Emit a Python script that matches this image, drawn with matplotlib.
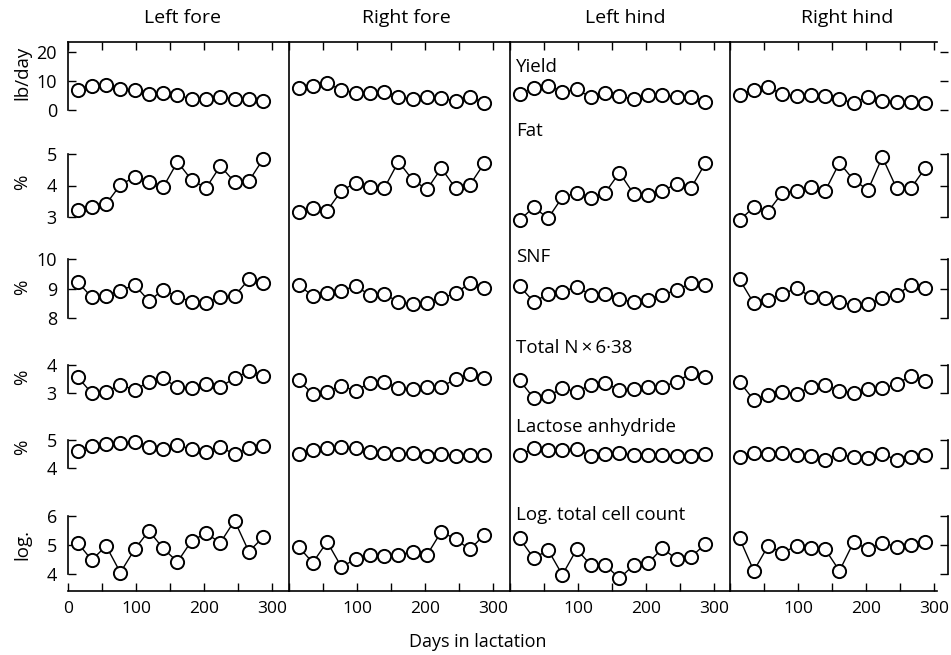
import numpy as np
import matplotlib
matplotlib.use('Agg')
import matplotlib.pyplot as plt

plt.rcParams['font.family'] = ['Open Sans', 'DejaVu Sans']

# sampling days (every 3 weeks)
days = [14, 35, 56, 77, 98, 119, 140, 161, 182, 203, 224, 245, 266, 287]

quarters = ['Left fore', 'Right fore', 'Left hind', 'Right hind']
row_names = ['Yield', 'Fat', 'SNF', 'Total N\u2009\u00d7\u20096\u00b738',
             'Lactose anhydride', 'Log. total cell count']
row_units = ['lb/day', '%', '%', '%', '%', 'log.']

# Left fore
lf_yield = [6.9, 8.3, 8.6, 7.2, 6.9, 5.5, 5.9, 5.2, 3.8, 3.8, 4.5, 3.8, 3.8, 3.1]
lf_fat = [3.22, 3.32, 3.41, 4.02, 4.27, 4.11, 3.95, 4.75, 4.17, 3.92, 4.62, 4.11, 4.14, 4.84]
lf_snf = [9.23, 8.70, 8.75, 8.93, 9.12, 8.58, 8.95, 8.72, 8.55, 8.52, 8.70, 8.75, 9.31, 9.17]
lf_protein = [3.58, 2.99, 3.05, 3.29, 3.11, 3.40, 3.52, 3.20, 3.17, 3.32, 3.23, 3.52, 3.79, 3.62]
lf_lactose = [4.62, 4.79, 4.86, 4.88, 4.94, 4.74, 4.67, 4.82, 4.67, 4.58, 4.74, 4.50, 4.70, 4.79]
lf_cells = [5.08, 4.48, 4.97, 4.05, 4.85, 5.49, 4.88, 4.42, 5.15, 5.40, 5.08, 5.84, 4.77, 5.27]

# Right fore
rf_yield = [7.5, 8.3, 9.2, 6.9, 6.0, 6.0, 6.3, 4.6, 3.7, 4.6, 4.0, 3.2, 4.4, 2.5]
rf_fat = [3.17, 3.28, 3.20, 3.83, 4.09, 3.96, 3.91, 4.76, 4.17, 3.88, 4.55, 3.91, 4.02, 4.70]
rf_snf = [9.12, 8.75, 8.84, 8.93, 9.08, 8.78, 8.81, 8.55, 8.47, 8.50, 8.67, 8.84, 9.18, 9.01]
rf_protein = [3.46, 2.96, 3.05, 3.25, 3.08, 3.37, 3.40, 3.17, 3.13, 3.23, 3.23, 3.49, 3.68, 3.52]
rf_lactose = [4.50, 4.64, 4.73, 4.74, 4.73, 4.58, 4.55, 4.50, 4.52, 4.44, 4.50, 4.43, 4.46, 4.46]
rf_cells = [4.94, 4.39, 5.11, 4.25, 4.51, 4.66, 4.62, 4.66, 4.77, 4.66, 5.46, 5.20, 4.85, 5.34]

# Left hind
lh_yield = [5.5, 7.5, 8.3, 6.3, 7.1, 4.4, 6.0, 4.8, 3.7, 5.2, 5.2, 4.6, 4.4, 2.9]
lh_fat = [2.90, 3.31, 2.96, 3.63, 3.77, 3.59, 3.77, 4.41, 3.73, 3.70, 3.83, 4.05, 3.91, 4.70]
lh_snf = [9.08, 8.55, 8.81, 8.89, 9.06, 8.78, 8.81, 8.63, 8.55, 8.61, 8.78, 8.95, 9.18, 9.12]
lh_protein = [3.46, 2.81, 2.89, 3.17, 3.05, 3.29, 3.35, 3.11, 3.13, 3.23, 3.23, 3.40, 3.70, 3.56]
lh_lactose = [4.46, 4.70, 4.64, 4.64, 4.67, 4.43, 4.50, 4.52, 4.46, 4.46, 4.46, 4.43, 4.43, 4.50]
lh_cells = [5.23, 4.54, 4.83, 3.97, 4.85, 4.31, 4.31, 3.85, 4.31, 4.37, 4.89, 4.51, 4.58, 5.03]

# Right hind
rh_yield = [5.2, 6.9, 7.8, 5.5, 4.8, 5.2, 4.8, 3.7, 2.5, 4.6, 3.2, 2.9, 2.9, 2.5]
rh_fat = [2.90, 3.31, 3.17, 3.77, 3.83, 3.94, 3.83, 4.72, 4.17, 3.86, 4.90, 3.91, 3.91, 4.55]
rh_snf = [9.31, 8.50, 8.61, 8.81, 9.01, 8.72, 8.67, 8.55, 8.44, 8.47, 8.67, 8.78, 9.12, 9.01]
rh_protein = [3.40, 2.75, 2.93, 3.05, 2.96, 3.23, 3.29, 3.08, 2.99, 3.13, 3.17, 3.32, 3.61, 3.44]
rh_lactose = [4.38, 4.52, 4.50, 4.52, 4.46, 4.43, 4.29, 4.50, 4.38, 4.35, 4.50, 4.29, 4.38, 4.46]
rh_cells = [5.23, 4.11, 4.97, 4.73, 4.97, 4.89, 4.85, 4.11, 5.11, 4.85, 5.08, 4.94, 5.00, 5.11]

data = [
    [lf_yield, lf_fat, lf_snf, lf_protein, lf_lactose, lf_cells],
    [rf_yield, rf_fat, rf_snf, rf_protein, rf_lactose, rf_cells],
    [lh_yield, lh_fat, lh_snf, lh_protein, lh_lactose, lh_cells],
    [rh_yield, rh_fat, rh_snf, rh_protein, rh_lactose, rh_cells],
]

# layout in pixels
W, H = 951, 655
fig = plt.figure(figsize=(W / 100, H / 100), dpi=100)

def px_axes(x0, y_top, x1, y_bot):
    return fig.add_axes([x0 / W, 1 - y_bot / H, (x1 - x0) / W, (y_bot - y_top) / H])

px_per_day = 0.68
col_edges = [(68, 289), (289, 510), (510, 730), (730, 937)]
title_x = [182, 406, 625, 847]
frame_top, frame_bot = 42, 591
# (value at bottom, px at bottom, value at top, px at top, ticks)
row_scales = [
    (0, 110, 20, 52, [0, 10, 20]),
    (3, 217, 5, 154, [3, 4, 5]),
    (8, 318, 10, 259, [8, 9, 10]),
    (3, 393, 4, 365, [3, 4]),
    (4, 468, 5, 440, [4, 5]),
    (4, 574, 6, 516, [4, 5, 6]),
]
unit_y = [73, 182, 287, 377, 447, 545]

lw_axis = 1.2

for c, (x0, x1) in enumerate(col_edges):
    xmax = (x1 - x0) / px_per_day
    # frame with top / bottom ticks and panel divider
    fr = px_axes(x0, frame_top, x1, frame_bot)
    fr.set_xlim(0, xmax)
    fr.set_ylim(0, 1)
    fr.set_yticks([])
    fr.patch.set_alpha(0)
    for s in ['top', 'bottom', 'left']:
        fr.spines[s].set_linewidth(lw_axis)
    fr.spines['right'].set_visible(False)
    fr.spines['left'].set_visible(c > 0)
    fr.set_xticks(np.arange(0, 301, 50))
    fr.set_xticklabels(['0' if c == 0 else '', '', '100', '', '200', '', '300'],
                       fontsize=12.5)
    fr.tick_params(axis='x', direction='in', top=True, bottom=True,
                   length=6, width=1.0, pad=7)

    for r, (v0, p0, v1, p1, ticks) in enumerate(row_scales):
        top_px = frame_top if r == 0 else p1
        scale = (p0 - p1) / (v1 - v0)
        vtop = v0 + (p0 - top_px) / scale
        ax = px_axes(x0, top_px, x1, p0)
        ax.patch.set_alpha(0)
        ax.set_xlim(0, xmax)
        ax.set_ylim(v0, vtop)
        ax.set_xticks([])
        for s in ax.spines.values():
            s.set_visible(False)
        ax.plot(days, data[c][r], '-o', color='black', lw=1.0, ms=9.5,
                mfc='white', mec='black', mew=1.4, clip_on=False, zorder=3)
        ax.set_yticks(ticks)
        if c == 0:
            ax.spines['left'].set_visible(True)
            ax.spines['left'].set_linewidth(lw_axis)
            ax.spines['left'].set_bounds(v0, vtop if r == 0 else v1)
            ax.tick_params(axis='y', direction='in', left=True, right=False,
                           length=6, width=1.0, pad=8, labelsize=13)
            fig.text(22 / W, 1 - unit_y[r] / H, row_units[r], rotation=90,
                     ha='center', va='center', fontsize=13.5)
        elif c == 3:
            ax.spines['right'].set_visible(r > 0)
            ax.spines['right'].set_linewidth(lw_axis)
            ax.spines['right'].set_position(('outward', 8))
            ax.spines['right'].set_bounds(v0, v1)
            ax.yaxis.set_ticks_position('right')
            ax.tick_params(axis='y', direction='in', length=6, width=1.0,
                           labelright=False, labelleft=False)
        else:
            ax.set_yticks([])

    fig.text(title_x[c] / W, 1 - 18 / H, quarters[c],
             ha='center', va='center', fontsize=14)

# series names inside the left hind panel
name_y = [67, 131, 257, 348, 427, 515]
for name, y in zip(row_names, name_y):
    fig.text(516 / W, 1 - y / H, name, ha='left', va='center', fontsize=13.5)

fig.text(478 / W, 1 - 642 / H, 'Days in lactation', ha='center', va='center',
         fontsize=13)

fig.savefig('out.png', dpi=100)
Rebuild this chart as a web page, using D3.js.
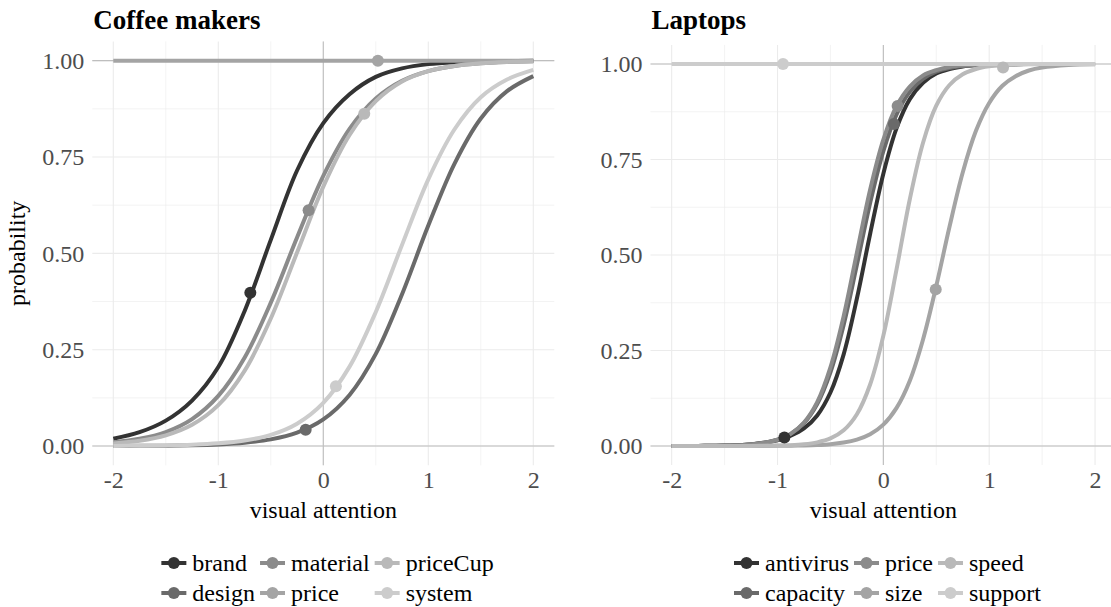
<!DOCTYPE html>
<html>
<head>
<meta charset="utf-8">
<script src="https://cdn.jsdelivr.net/npm/d3@7"></script>
<style>
  html, body { margin: 0; padding: 0; background: #ffffff; }
  svg { display: block; }
</style>
</head>
<body>
<svg id="chart" width="1111" height="607"></svg>
<script>
// ---------------- DATA ----------------
const coffeeTitle = "Coffee makers";
const laptopTitle = "Laptops";
const xTickValues = [-2, -1, 0, 1, 2];
const yTickValues = [0, 0.25, 0.5, 0.75, 1];

const coffeeAttrs = ["brand", "design", "material", "price", "priceCup", "system"];
const coffeeX = [-2, -1.75, -1.5, -1.25, -1, -0.75, -0.5, -0.25, 0, 0.25, 0.5, 0.75, 1, 1.25, 1.5, 1.75, 2];
const coffeeBrand    = [0.019, 0.036, 0.066, 0.118, 0.205, 0.350, 0.535, 0.715, 0.838, 0.913, 0.958, 0.980, 0.991, 0.996, 0.998, 0.999, 1.000];
const coffeeDesign   = [0.0002, 0.0005, 0.0010, 0.0020, 0.0041, 0.0084, 0.0172, 0.0349, 0.0691, 0.1325, 0.239, 0.394, 0.572, 0.733, 0.850, 0.921, 0.960];
const coffeeMaterial = [0.0095, 0.0187, 0.0364, 0.0699, 0.130, 0.229, 0.372, 0.541, 0.701, 0.823, 0.902, 0.948, 0.973, 0.9864, 0.9931, 0.9965, 0.9983];
const coffeePrice    = [1, 1, 1, 1, 1, 1, 1, 1, 1, 1, 1, 1, 1, 1, 1, 1, 1];
const coffeePriceCup = [0.0068, 0.0138, 0.0278, 0.0551, 0.106, 0.195, 0.331, 0.502, 0.673, 0.807, 0.895, 0.946, 0.973, 0.9864, 0.9933, 0.9967, 0.9984];
const coffeeSystem   = [0.0004, 0.0008, 0.0017, 0.0034, 0.0070, 0.0143, 0.029, 0.058, 0.112, 0.206, 0.348, 0.522, 0.692, 0.822, 0.905, 0.951, 0.976];
const coffeePointX = [-0.695, -0.168, -0.14, 0.52, 0.39, 0.12];
const coffeePointY = [0.398, 0.042, 0.612, 1.0, 0.862, 0.155];

const laptopAttrs = ["antivirus", "capacity", "price", "size", "speed", "support"];
const laptopX = [-2, -1.75, -1.5, -1.25, -1, -0.875, -0.75, -0.625, -0.5, -0.375, -0.25, -0.125, 0, 0.125, 0.25, 0.375, 0.5, 0.625, 0.75, 0.875, 1, 1.125, 1.25, 1.375, 1.5, 1.75, 2];
const laptopAntivirus = [0.0000, 0.0003, 0.0010, 0.0040, 0.0150, 0.0270, 0.0460, 0.0800, 0.140, 0.240, 0.386, 0.555, 0.713, 0.832, 0.908, 0.951, 0.975, 0.987, 0.9935, 0.9967, 0.9984, 0.9992, 0.9996, 0.9998, 0.9999, 1.0, 1.0];
const laptopCapacity  = [0.0001, 0.0003, 0.0012, 0.0045, 0.0166, 0.0318, 0.0598, 0.110, 0.193, 0.317, 0.474, 0.636, 0.772, 0.868, 0.927, 0.961, 0.980, 0.9894, 0.9945, 0.9971, 0.9985, 0.9992, 0.9996, 0.9998, 0.9999, 1.0, 1.0];
const laptopPrice     = [0.0001, 0.0003, 0.0011, 0.0042, 0.0163, 0.0319, 0.0615, 0.115, 0.206, 0.340, 0.506, 0.671, 0.802, 0.890, 0.941, 0.970, 0.984, 0.9921, 0.9960, 0.9980, 0.9990, 0.9995, 0.9997, 0.9999, 1.0, 1.0, 1.0];
const laptopSize      = [0.0000, 0.0000, 0.0000, 0.0001, 0.0004, 0.0007, 0.0014, 0.0026, 0.0048, 0.0090, 0.0167, 0.0308, 0.0560, 0.0998, 0.171, 0.279, 0.419, 0.574, 0.716, 0.825, 0.898, 0.943, 0.968, 0.983, 0.9908, 0.9973, 0.9992];
const laptopSpeed     = [0.0000, 0.0000, 0.0000, 0.0002, 0.0010, 0.0021, 0.0045, 0.0095, 0.0198, 0.0411, 0.0832, 0.161, 0.289, 0.463, 0.646, 0.794, 0.891, 0.945, 0.973, 0.987, 0.9939, 0.9971, 0.9986, 0.9994, 0.9997, 1.0, 1.0];
const laptopSupport   = [1, 1, 1, 1, 1, 1, 1, 1, 1, 1, 1, 1, 1, 1, 1, 1, 1, 1, 1, 1, 1, 1, 1, 1, 1, 1, 1];
const laptopPointX = [-0.935, 0.10, 0.135, 0.495, 1.131, -0.948];
const laptopPointY = [0.022, 0.843, 0.89, 0.41, 0.991, 1.0];

// ---------------- STYLE ----------------
const greys = ["#333333", "#6A6A6A", "#8B8B8B", "#A4A4A4", "#B9B9B9", "#CCCCCC"];
const FONT = "'Liberation Serif', 'Times New Roman', serif";

const svg = d3.select("#chart");
svg.append("rect").attr("width", 1111).attr("height", 607).attr("fill", "#ffffff");

function drawPanel(cfg) {
  const x = d3.scaleLinear().domain([-2.2, 2.2]).range([cfg.left, cfg.right]);
  const y = d3.scaleLinear().domain([-0.05, 1.05]).range([cfg.bottom, cfg.top]);
  const g = svg.append("g");

  // minor grid
  const xMinor = xTickValues.slice(0, -1).map((d, i) => (d + xTickValues[i + 1]) / 2);
  const yMinor = yTickValues.slice(0, -1).map((d, i) => (d + yTickValues[i + 1]) / 2);
  g.selectAll(".xminor").data(xMinor).enter().append("line")
    .attr("x1", d => x(d)).attr("x2", d => x(d)).attr("y1", cfg.top).attr("y2", cfg.bottom)
    .attr("stroke", "#EBEBEB").attr("stroke-width", 0.6);
  g.selectAll(".yminor").data(yMinor).enter().append("line")
    .attr("y1", d => y(d)).attr("y2", d => y(d)).attr("x1", cfg.left).attr("x2", cfg.right)
    .attr("stroke", "#EBEBEB").attr("stroke-width", 0.6);
  // major grid
  g.selectAll(".xmajor").data(xTickValues).enter().append("line")
    .attr("x1", d => x(d)).attr("x2", d => x(d)).attr("y1", cfg.top).attr("y2", cfg.bottom)
    .attr("stroke", "#EBEBEB").attr("stroke-width", 1.1);
  g.selectAll(".ymajor").data(yTickValues).enter().append("line")
    .attr("y1", d => y(d)).attr("y2", d => y(d)).attr("x1", cfg.left).attr("x2", cfg.right)
    .attr("stroke", "#EBEBEB").attr("stroke-width", 1.1);

  // reference lines
  [0, 1].forEach(v => g.append("line")
    .attr("x1", cfg.left).attr("x2", cfg.right).attr("y1", y(v)).attr("y2", y(v))
    .attr("stroke", "#BEBEBE").attr("stroke-width", 1.1));
  g.append("line").attr("x1", x(0)).attr("x2", x(0)).attr("y1", cfg.top).attr("y2", cfg.bottom)
    .attr("stroke", "#BEBEBE").attr("stroke-width", 1.1);

  // axes (labels only)
  const ax = g.append("g").attr("transform", `translate(0,${cfg.bottom})`)
    .call(d3.axisBottom(x).tickValues(xTickValues).tickSize(0).tickPadding(6).tickFormat(d => String(d)));
  ax.select(".domain").remove();
  ax.selectAll("text").attr("font-family", FONT).attr("font-size", 24).attr("fill", "#4D4D4D");
  const ay = g.append("g").attr("transform", `translate(${cfg.left},0)`)
    .call(d3.axisLeft(y).tickValues(yTickValues).tickSize(0).tickPadding(8).tickFormat(d3.format(".2f")));
  ay.select(".domain").remove();
  ay.selectAll("text").attr("font-family", FONT).attr("font-size", 24).attr("fill", "#4D4D4D");

  // titles
  g.append("text").attr("x", cfg.left + 1).attr("y", cfg.titleY).text(cfg.title)
    .attr("font-family", FONT).attr("font-weight", "bold").attr("font-size", 27).attr("fill", "#000");
  g.append("text").attr("x", (x(-2) + x(2)) / 2).attr("y", 518).attr("text-anchor", "middle")
    .text("visual attention").attr("font-family", FONT).attr("font-size", 24).attr("fill", "#000");
  if (cfg.ylab) {
    g.append("text").attr("transform", `translate(25,${(cfg.top + cfg.bottom) / 2}) rotate(-90)`)
      .attr("text-anchor", "middle").text(cfg.ylab)
      .attr("font-family", FONT).attr("font-size", 24).attr("fill", "#000");
  }

  // curves
  const line = d3.line().x(d => x(d[0])).y(d => y(d[1])).curve(d3.curveCatmullRom.alpha(0.5));
  cfg.series.forEach((vals, i) => {
    g.append("path").datum(cfg.xs.map((xv, j) => [xv, vals[j]]))
      .attr("d", line).attr("fill", "none").attr("stroke", greys[i])
      .attr("stroke-width", 4).attr("stroke-linejoin", "round").attr("stroke-linecap", "butt");
  });
  cfg.px.forEach((pxv, i) => {
    g.append("circle").attr("cx", x(pxv)).attr("cy", y(cfg.py[i])).attr("r", 6).attr("fill", greys[i]);
  });

  // legend (2 rows, column-major)
  const lg = svg.append("g");
  const keyW = 27, gapT = 5, colGap = 4;
  const tmp = lg.append("g");
  const widths = cfg.attrs.map(a => {
    const t = tmp.append("text").attr("font-family", FONT).attr("font-size", 24).text(a);
    return t.node().getComputedTextLength();
  });
  tmp.remove();
  const nCols = Math.ceil(cfg.attrs.length / 2);
  const colW = [];
  for (let c = 0; c < nCols; c++) {
    colW.push(keyW + gapT + Math.max(widths[c * 2] || 0, widths[c * 2 + 1] || 0) + colGap);
  }
  const total = d3.sum(colW) - colGap;
  let cx0 = cfg.legendCenter - total / 2;
  const rowsY = [563, 593];
  for (let c = 0; c < nCols; c++) {
    for (let r = 0; r < 2; r++) {
      const k = c * 2 + r;
      if (k >= cfg.attrs.length) continue;
      const yy = rowsY[r];
      lg.append("line").attr("x1", cx0 + 1).attr("x2", cx0 + keyW - 1).attr("y1", yy).attr("y2", yy)
        .attr("stroke", greys[k]).attr("stroke-width", 4);
      lg.append("circle").attr("cx", cx0 + keyW / 2).attr("cy", yy).attr("r", 6).attr("fill", greys[k]);
      lg.append("text").attr("x", cx0 + keyW + gapT).attr("y", yy + 8).text(cfg.attrs[k])
        .attr("font-family", FONT).attr("font-size", 24).attr("fill", "#000");
    }
    cx0 += colW[c];
  }
}

drawPanel({
  title: coffeeTitle, titleY: 29, ylab: "probability",
  left: 92.3, right: 554.3, top: 41.4, bottom: 465.3,
  xs: coffeeX,
  series: [coffeeBrand, coffeeDesign, coffeeMaterial, coffeePrice, coffeePriceCup, coffeeSystem],
  px: coffeePointX, py: coffeePointY, attrs: coffeeAttrs, legendCenter: 327
});
drawPanel({
  title: laptopTitle, titleY: 29, ylab: null,
  left: 650.5, right: 1116.2, top: 44.9, bottom: 465.1,
  xs: laptopX,
  series: [laptopAntivirus, laptopCapacity, laptopPrice, laptopSize, laptopSpeed, laptopSupport],
  px: laptopPointX, py: laptopPointY, attrs: laptopAttrs, legendCenter: 887
});
</script>
</body>
</html>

________

OBJECTIVE
Repeat exactly the lines from the start of the entries down to the line with "245, 266, 287]", keeping both ends but none of the pictures.

EXERCISE ANSWER
Emit a Python script that matches this image, drawn with matplotlib.
import numpy as np
import matplotlib
matplotlib.use('Agg')
import matplotlib.pyplot as plt

plt.rcParams['font.family'] = ['Open Sans', 'DejaVu Sans']

# sampling days (every 3 weeks)
days = [14, 35, 56, 77, 98, 119, 140, 161, 182, 203, 224, 245, 266, 287]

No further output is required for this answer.